Christie set up his TV camera on Church Square to give him the best view of the crowds and the façade of the Palace of Justice that housed the Supreme Court.
The crowd was still sparse and scattered around the whole of the square, and as I started to do my first commentary into camera we heard warning hisses from those people near us. I turned to see a policeman and his dog coming towards us with some considerable determination and intent.
About a dozen or so metres from us, he let the dog off its leash and it came at us snarling, its hackles up and teeth bared. It knocked over Christie’s camera and tripod and managed to give me a nip on the leg just before Christie took a swipe at it with a fairly heavy 16mm Bell & Howell “Filmo” camera he used for fill-in shots.
The dog took off and the policeman, now mad as a snake, chased after it while swearing at us and saying that he would come back and get us.
We starting picking up our equipment and getting ready to run like hell from what we believed would be the arrival of half the South African Police Force intent on getting even with us for daring to hit one of their prized Alsatians with a camera.
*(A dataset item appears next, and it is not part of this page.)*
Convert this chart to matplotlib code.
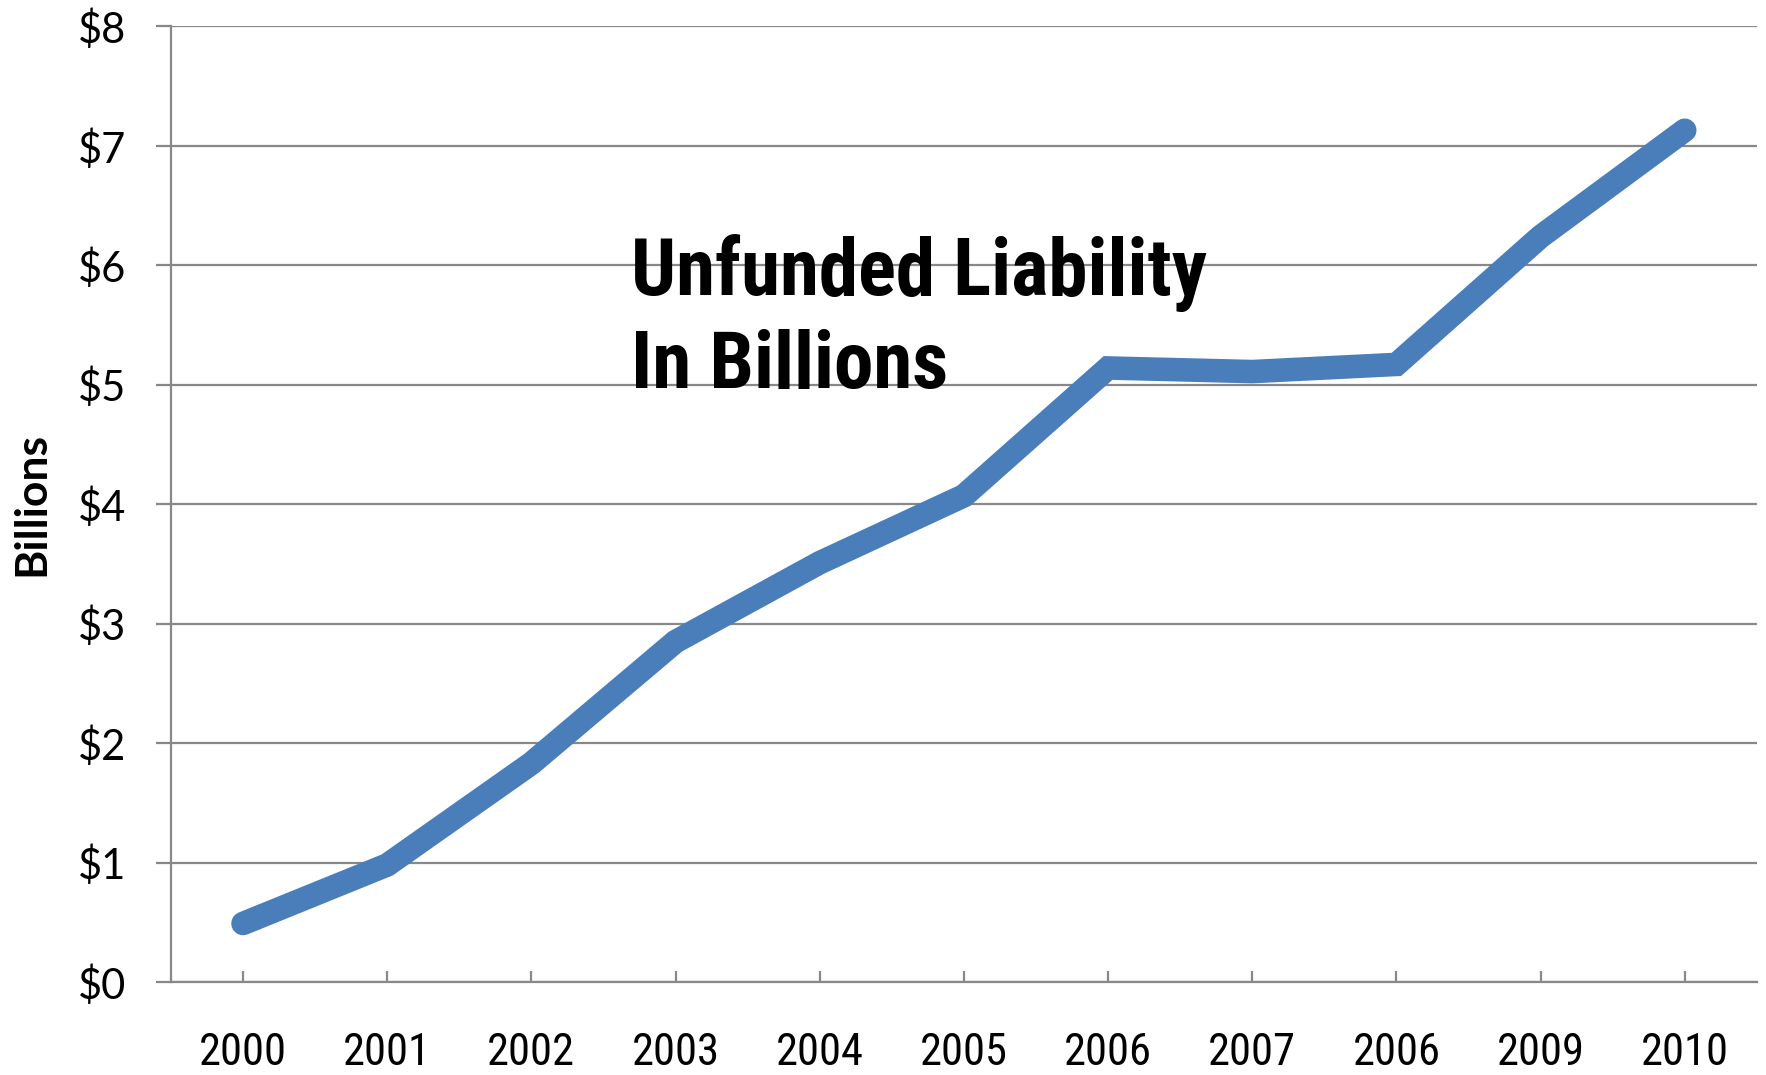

Then the most remarkable thing happened.
The crowd that was spread sparsely over Church Square suddenly came together around us in a protective laager of humanity. They asked us to please carry on telling our story and not to worry about the police because none of them was about to move an inch. Never in my life have I felt so safe.
27 years later I had the privilege of meeting Nelson Mandela. I told him the story, proudly showing off the scar on my leg where the dog bit me. When I told him how those crowds of people gathered round to protect us, he just smiled. Clearly that sort of gesture from his people was nothing new to him.